Exercise data
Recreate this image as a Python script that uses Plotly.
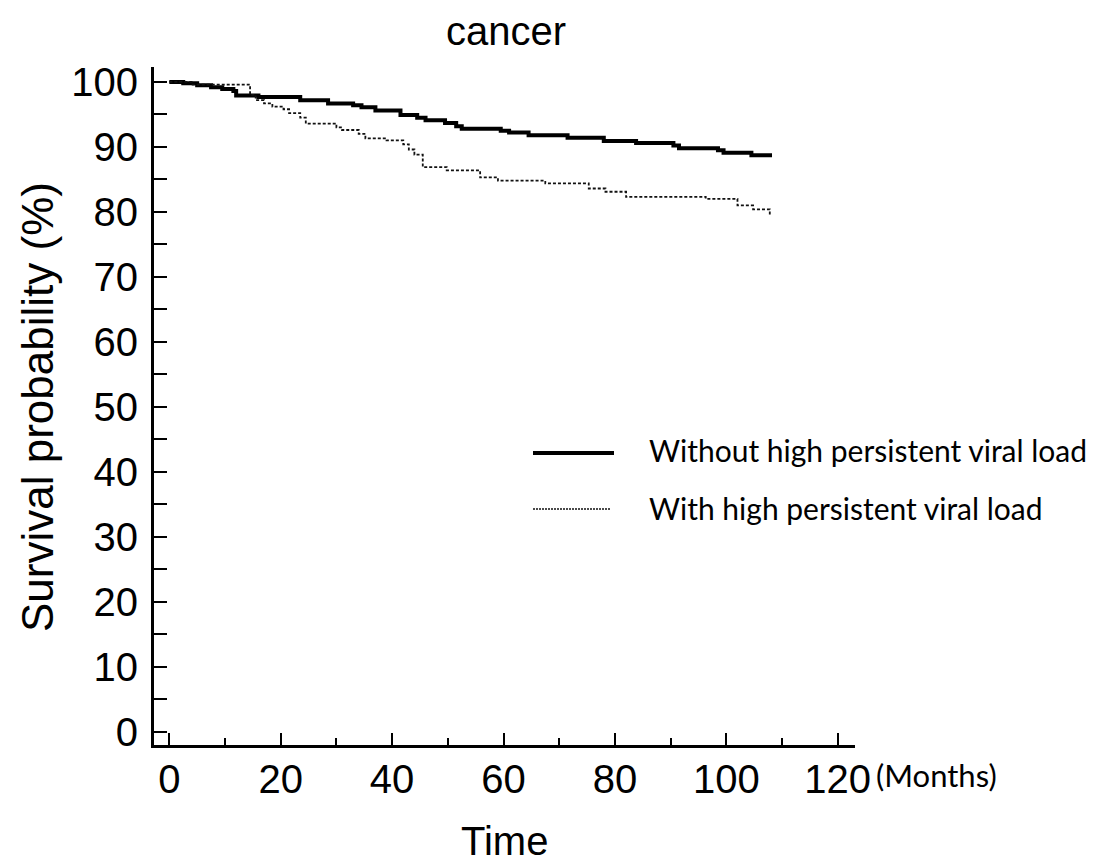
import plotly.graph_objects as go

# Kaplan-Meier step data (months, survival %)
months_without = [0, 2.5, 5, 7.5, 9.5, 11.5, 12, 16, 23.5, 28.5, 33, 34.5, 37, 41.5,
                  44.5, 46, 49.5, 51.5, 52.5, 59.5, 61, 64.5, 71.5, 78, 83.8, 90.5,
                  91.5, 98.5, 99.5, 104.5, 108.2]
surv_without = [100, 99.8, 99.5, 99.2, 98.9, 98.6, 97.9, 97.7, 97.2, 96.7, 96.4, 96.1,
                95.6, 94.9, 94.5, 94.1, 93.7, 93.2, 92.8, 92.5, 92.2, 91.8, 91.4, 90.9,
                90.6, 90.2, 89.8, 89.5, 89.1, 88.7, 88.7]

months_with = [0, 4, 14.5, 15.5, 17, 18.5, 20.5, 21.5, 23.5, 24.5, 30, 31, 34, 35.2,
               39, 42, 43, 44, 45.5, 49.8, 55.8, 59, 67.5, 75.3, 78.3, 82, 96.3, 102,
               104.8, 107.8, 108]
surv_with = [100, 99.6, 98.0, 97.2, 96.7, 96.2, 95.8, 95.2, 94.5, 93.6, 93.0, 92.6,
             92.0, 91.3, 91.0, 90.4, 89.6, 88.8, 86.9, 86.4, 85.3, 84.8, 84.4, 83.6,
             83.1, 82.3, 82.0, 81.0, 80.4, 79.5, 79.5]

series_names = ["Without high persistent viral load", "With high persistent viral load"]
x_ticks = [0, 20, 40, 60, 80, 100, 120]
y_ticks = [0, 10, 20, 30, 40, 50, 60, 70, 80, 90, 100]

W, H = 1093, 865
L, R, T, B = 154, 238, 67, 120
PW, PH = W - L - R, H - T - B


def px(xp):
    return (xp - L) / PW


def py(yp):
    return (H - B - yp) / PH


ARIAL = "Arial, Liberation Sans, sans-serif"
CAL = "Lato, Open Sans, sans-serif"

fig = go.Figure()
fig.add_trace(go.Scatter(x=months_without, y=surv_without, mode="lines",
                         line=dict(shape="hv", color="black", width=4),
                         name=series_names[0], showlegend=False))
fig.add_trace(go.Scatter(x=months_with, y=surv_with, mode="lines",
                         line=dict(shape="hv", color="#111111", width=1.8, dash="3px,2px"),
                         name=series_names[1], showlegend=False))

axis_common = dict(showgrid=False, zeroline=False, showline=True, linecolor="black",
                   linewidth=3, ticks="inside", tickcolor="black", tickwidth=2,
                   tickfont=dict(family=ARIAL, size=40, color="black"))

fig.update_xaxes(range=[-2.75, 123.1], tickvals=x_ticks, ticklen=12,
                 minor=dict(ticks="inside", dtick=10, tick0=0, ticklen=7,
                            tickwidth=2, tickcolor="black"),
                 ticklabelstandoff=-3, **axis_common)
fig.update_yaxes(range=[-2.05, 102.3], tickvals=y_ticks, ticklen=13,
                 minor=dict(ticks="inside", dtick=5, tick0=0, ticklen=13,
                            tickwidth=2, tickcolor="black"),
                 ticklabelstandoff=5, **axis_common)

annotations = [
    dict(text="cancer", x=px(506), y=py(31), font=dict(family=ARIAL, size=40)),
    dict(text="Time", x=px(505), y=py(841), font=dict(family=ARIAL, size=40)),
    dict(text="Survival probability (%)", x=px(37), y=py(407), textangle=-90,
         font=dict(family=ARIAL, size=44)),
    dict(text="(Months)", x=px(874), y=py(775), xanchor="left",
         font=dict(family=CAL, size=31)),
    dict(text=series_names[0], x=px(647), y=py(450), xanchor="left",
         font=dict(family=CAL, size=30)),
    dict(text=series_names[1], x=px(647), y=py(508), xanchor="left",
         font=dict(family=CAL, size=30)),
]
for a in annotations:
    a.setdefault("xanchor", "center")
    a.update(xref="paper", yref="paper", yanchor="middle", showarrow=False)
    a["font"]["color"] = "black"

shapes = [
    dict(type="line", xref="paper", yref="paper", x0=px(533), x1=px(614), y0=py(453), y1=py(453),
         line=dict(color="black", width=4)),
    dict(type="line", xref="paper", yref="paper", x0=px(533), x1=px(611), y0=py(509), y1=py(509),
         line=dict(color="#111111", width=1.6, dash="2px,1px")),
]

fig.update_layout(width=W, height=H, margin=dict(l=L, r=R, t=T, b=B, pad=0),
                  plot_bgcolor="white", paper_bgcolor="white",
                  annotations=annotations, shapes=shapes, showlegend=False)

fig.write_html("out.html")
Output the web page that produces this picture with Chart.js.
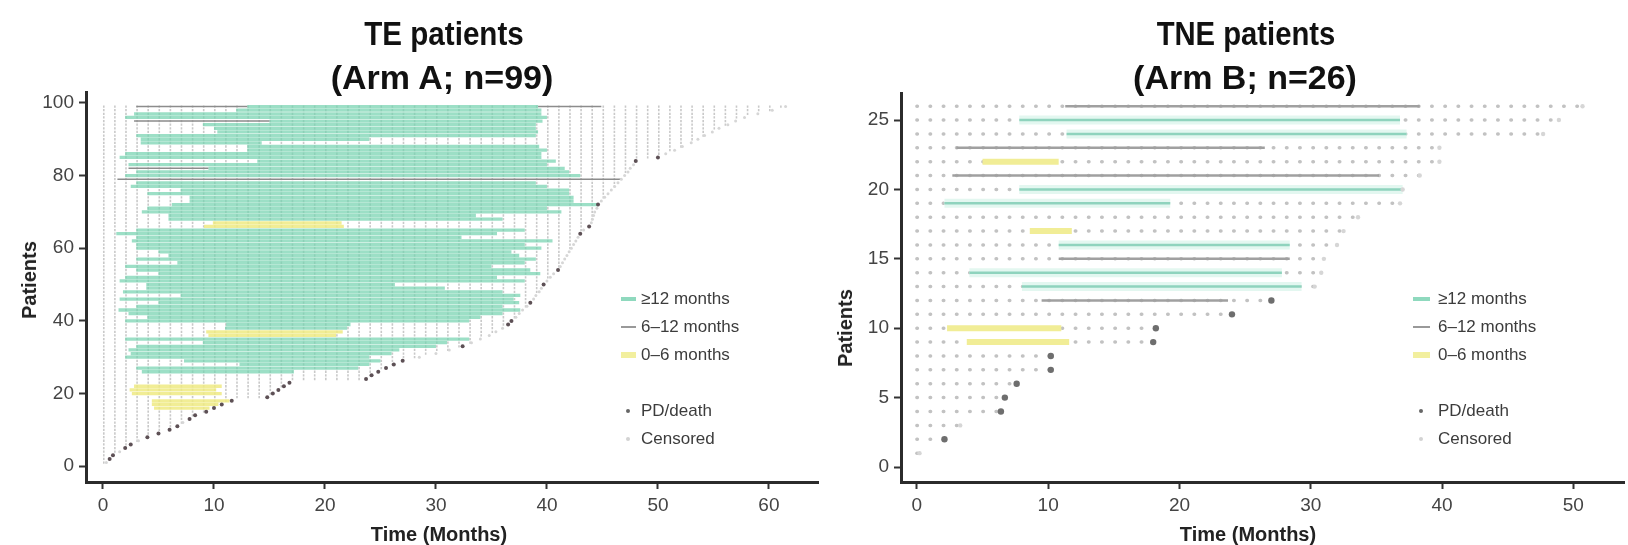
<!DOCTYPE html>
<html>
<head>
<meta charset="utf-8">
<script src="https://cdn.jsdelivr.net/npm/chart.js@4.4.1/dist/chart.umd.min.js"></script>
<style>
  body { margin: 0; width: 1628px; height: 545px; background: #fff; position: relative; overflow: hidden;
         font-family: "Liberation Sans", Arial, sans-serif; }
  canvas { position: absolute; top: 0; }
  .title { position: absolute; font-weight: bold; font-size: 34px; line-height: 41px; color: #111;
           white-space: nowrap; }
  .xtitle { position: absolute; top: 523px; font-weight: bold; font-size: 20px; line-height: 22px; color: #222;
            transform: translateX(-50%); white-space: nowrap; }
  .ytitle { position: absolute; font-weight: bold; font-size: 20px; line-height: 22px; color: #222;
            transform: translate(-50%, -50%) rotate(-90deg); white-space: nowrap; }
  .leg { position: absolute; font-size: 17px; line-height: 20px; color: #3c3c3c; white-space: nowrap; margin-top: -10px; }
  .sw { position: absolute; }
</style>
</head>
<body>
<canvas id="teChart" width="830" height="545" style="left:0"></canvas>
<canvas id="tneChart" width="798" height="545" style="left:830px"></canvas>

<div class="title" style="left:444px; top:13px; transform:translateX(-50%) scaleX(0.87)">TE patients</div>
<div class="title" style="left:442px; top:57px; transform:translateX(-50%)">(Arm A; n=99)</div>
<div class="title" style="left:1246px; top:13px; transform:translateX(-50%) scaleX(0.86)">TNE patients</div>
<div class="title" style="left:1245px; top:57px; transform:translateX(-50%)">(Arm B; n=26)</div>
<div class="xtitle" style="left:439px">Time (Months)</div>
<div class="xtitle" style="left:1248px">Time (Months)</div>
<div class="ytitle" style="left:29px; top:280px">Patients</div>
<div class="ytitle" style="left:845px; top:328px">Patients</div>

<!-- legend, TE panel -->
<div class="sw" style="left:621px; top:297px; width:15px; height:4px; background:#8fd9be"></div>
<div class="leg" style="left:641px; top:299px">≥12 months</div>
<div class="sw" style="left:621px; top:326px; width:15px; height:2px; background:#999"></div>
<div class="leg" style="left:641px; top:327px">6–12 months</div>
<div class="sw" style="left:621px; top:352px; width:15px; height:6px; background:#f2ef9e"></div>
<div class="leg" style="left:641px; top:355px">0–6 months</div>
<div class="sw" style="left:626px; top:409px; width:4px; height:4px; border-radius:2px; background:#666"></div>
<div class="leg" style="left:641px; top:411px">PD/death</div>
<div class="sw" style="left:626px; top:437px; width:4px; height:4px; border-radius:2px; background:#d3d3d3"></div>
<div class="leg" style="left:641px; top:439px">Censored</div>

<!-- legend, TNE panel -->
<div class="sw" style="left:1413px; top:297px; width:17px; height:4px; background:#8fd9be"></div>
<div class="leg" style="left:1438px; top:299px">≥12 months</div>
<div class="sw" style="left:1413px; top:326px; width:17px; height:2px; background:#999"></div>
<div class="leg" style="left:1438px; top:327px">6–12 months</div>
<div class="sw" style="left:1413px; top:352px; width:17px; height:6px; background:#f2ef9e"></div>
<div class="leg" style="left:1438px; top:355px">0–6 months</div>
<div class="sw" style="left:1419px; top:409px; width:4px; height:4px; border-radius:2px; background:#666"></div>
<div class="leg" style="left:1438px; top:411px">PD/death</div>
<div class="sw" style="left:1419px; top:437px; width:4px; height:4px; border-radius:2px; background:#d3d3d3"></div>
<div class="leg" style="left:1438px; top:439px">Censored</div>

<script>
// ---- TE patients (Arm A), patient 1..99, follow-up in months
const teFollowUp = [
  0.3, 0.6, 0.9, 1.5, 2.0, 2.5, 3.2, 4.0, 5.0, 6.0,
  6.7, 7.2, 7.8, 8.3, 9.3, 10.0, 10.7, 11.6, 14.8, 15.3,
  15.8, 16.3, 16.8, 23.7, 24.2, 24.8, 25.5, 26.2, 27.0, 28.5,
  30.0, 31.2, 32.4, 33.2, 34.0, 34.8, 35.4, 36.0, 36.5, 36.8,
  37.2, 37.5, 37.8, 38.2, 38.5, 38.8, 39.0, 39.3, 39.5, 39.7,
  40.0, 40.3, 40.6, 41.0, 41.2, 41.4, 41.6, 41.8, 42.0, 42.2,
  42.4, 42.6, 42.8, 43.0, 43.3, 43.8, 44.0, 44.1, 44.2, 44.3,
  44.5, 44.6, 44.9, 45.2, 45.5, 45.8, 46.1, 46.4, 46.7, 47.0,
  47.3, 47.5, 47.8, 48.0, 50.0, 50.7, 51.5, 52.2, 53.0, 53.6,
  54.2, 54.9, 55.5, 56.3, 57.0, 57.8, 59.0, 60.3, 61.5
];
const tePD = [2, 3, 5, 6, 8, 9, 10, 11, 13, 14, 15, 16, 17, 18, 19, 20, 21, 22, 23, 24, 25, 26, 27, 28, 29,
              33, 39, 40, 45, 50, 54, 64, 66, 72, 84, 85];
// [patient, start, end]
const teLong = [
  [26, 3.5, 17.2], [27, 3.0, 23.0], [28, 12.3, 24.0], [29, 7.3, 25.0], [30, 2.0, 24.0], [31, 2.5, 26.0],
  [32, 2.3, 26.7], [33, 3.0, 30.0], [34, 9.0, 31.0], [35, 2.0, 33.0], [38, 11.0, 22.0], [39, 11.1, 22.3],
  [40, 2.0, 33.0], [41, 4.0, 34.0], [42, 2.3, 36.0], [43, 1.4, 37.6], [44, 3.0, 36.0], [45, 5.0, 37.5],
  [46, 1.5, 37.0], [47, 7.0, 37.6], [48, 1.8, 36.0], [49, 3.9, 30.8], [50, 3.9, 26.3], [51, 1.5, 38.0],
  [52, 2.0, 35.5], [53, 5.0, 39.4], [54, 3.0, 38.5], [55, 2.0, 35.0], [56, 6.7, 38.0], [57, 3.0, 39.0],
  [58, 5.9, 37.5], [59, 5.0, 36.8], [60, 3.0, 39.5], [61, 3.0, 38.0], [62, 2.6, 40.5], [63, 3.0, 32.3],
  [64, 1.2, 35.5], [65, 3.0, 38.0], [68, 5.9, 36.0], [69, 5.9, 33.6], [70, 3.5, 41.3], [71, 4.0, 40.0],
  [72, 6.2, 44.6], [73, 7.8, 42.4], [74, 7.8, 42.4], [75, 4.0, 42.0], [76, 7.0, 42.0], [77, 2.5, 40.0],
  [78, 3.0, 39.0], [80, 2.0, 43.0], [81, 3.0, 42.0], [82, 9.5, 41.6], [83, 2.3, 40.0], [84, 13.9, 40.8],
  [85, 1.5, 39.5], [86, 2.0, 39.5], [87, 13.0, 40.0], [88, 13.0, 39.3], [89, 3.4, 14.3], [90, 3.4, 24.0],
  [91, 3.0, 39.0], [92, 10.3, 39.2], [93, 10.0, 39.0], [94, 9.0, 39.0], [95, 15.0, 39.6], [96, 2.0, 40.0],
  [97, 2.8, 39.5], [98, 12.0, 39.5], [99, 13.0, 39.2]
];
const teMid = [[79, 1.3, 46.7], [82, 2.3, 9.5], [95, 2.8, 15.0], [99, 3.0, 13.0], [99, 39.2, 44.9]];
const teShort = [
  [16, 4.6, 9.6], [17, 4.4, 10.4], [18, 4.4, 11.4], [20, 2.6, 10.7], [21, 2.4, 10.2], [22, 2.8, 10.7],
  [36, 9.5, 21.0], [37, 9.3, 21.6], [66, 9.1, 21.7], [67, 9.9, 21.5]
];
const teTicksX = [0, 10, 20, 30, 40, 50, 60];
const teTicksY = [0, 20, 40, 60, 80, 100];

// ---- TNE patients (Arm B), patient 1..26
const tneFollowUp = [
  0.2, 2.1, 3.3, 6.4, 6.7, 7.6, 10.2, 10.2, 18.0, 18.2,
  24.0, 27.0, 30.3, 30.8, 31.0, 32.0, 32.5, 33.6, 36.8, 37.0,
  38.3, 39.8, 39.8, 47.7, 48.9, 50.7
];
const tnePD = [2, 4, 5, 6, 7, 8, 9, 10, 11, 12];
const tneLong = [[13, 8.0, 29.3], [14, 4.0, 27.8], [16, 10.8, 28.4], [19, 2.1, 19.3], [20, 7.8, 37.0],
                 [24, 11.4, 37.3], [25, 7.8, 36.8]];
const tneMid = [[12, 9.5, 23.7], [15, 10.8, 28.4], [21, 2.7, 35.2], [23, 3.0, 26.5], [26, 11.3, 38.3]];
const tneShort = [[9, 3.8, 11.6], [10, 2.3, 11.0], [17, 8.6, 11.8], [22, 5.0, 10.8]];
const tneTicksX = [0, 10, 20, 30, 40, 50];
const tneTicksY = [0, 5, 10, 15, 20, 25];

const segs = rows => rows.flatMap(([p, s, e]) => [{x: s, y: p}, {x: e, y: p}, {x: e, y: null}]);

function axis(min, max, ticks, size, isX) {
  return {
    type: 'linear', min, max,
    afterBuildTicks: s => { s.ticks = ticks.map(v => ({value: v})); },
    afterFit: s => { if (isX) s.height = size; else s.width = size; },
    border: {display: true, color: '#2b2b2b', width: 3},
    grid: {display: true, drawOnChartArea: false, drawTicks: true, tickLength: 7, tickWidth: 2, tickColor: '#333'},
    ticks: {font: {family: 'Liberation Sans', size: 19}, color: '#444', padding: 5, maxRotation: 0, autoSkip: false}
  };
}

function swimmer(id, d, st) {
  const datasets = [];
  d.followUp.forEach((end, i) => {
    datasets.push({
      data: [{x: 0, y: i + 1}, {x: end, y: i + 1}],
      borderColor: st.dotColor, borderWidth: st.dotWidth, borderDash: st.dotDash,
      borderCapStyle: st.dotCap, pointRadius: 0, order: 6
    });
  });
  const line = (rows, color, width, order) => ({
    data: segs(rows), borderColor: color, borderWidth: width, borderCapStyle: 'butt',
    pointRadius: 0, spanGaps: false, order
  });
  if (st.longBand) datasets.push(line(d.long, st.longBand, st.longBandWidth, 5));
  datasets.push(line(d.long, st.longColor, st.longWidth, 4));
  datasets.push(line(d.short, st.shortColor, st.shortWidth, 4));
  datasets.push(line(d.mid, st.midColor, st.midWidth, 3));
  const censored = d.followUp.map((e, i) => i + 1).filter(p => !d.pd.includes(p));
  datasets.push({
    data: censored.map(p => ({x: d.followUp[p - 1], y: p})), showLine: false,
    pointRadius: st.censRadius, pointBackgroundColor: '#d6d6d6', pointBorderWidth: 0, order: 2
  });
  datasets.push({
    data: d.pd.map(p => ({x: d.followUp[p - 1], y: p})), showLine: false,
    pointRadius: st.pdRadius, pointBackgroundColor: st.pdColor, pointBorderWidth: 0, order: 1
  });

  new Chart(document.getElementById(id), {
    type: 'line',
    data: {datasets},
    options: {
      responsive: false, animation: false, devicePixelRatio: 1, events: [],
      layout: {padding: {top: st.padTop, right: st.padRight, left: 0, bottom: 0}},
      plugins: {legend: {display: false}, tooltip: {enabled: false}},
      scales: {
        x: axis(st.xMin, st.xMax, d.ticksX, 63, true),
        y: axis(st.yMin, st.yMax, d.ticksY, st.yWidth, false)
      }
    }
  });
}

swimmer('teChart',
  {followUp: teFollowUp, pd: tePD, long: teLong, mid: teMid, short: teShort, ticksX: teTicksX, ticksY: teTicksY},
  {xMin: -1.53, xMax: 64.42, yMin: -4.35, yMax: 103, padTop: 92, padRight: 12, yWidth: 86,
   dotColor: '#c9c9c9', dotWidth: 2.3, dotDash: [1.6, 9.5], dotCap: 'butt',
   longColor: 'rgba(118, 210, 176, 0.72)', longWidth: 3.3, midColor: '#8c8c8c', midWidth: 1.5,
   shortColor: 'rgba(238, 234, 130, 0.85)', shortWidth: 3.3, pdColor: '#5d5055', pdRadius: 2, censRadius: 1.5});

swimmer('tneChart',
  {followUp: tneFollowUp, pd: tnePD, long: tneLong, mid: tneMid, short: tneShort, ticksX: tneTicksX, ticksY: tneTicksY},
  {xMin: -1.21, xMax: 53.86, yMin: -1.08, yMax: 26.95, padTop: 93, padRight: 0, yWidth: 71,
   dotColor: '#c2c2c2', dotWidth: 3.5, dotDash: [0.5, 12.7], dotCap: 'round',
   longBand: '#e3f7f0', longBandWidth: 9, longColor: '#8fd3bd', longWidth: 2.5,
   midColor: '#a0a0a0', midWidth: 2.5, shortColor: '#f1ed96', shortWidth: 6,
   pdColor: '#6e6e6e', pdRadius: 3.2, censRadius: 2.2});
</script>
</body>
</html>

Written problem
Start at the first line of the records and write out everything up to and including the line containing "import plotly.graph_objects as go". No pictures.

Solution
Recreate this image as a Python script that uses Plotly.
import plotly.graph_objects as go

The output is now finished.